Total annuity sales dropped during 2016, with only a few bright spots showing through because of increases in the sales of fixed and fixed-income annuities, the Insured Retirement Institute reported Thursday.

Fourth-quarter and full-year reports from Morningstar and Beacon Research revealed industry-wide annuity sales declined, with the fourth quarter of 2016 totaling $48.2 billion, a 6 percent decline from $51.3 billion during the third quarter of 2016. It also marked an 18.4 percent decline from $59.1 billion in the fourth quarter of 2015. For the full year, industry-wide sales were $211.4 billion, down 7.6 percent from full-year 2015 sales of $228.8 billion, IRI says.

“Continued pressure from low interest rates and ambiguity around the DOL fiduciary rule negatively impacted overall variable annuity sales in the fourth quarter,” said Kevin Loffredi, senior product manager at Morningstar, “but we did see increases in sales of certain variable annuities offering both guaranteed income options and higher levels of equity market exposure.

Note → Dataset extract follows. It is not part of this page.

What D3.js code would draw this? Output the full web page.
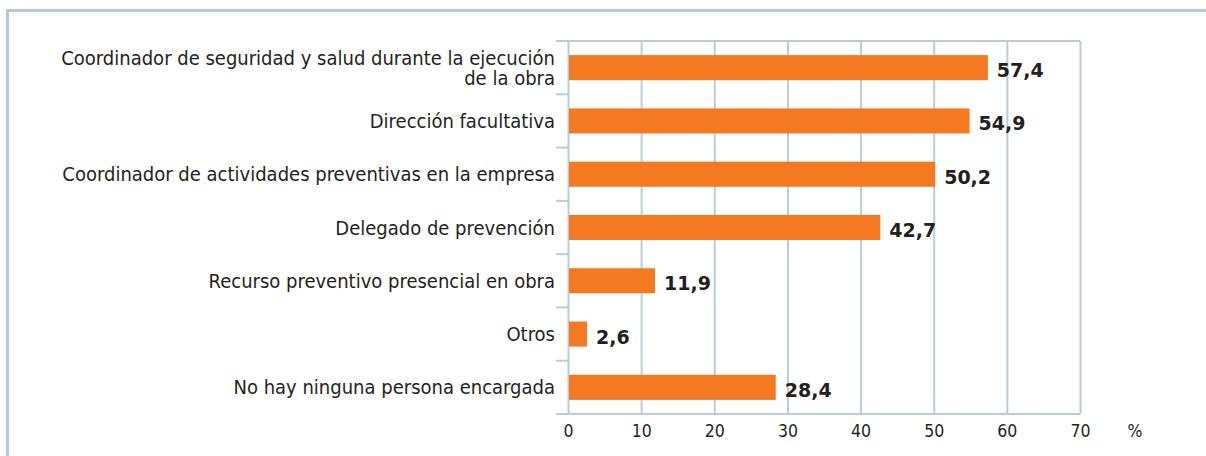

“Additionally, we saw strong growth in index-linked, or ‘structured’ annuities, which provide a level of protection against downside risk,” he added. “Sales of these products were up 80 percent over the fourth quarter of 2015, as investors sought to lock in years of stock market gains while hedging against a possible future downturn.”

At the same time, Beacon Research says fixed annuity sales during the fourth quarter of 2016 fell to $23.8 billion, an 8.4 percent decline from $26 billion during the third quarter of 2016 and a 15.6 percent decline from $28.2 billion during the fourth quarter of 2015.

Full-year fixed annuity sales reached $109.3 billion, an 11.1 percent increase over 2015 full-year fixed annuity sales of $98.4 billion, which is a new high water mark for fixed annuity sales, Beacon says.

Cathy Weatherford, the president and CEO of the Insured Retirement Institute, said, “While both total and variable annuity sales were down from 2015, year-over-year strength in fixed and fixed-indexed annuity sales demonstrates both continued demand for the accumulation, protection and income solutions provided through annuities, and the resilience and creativity of the retirement industry in bringing products to market that effectively meet that demand.”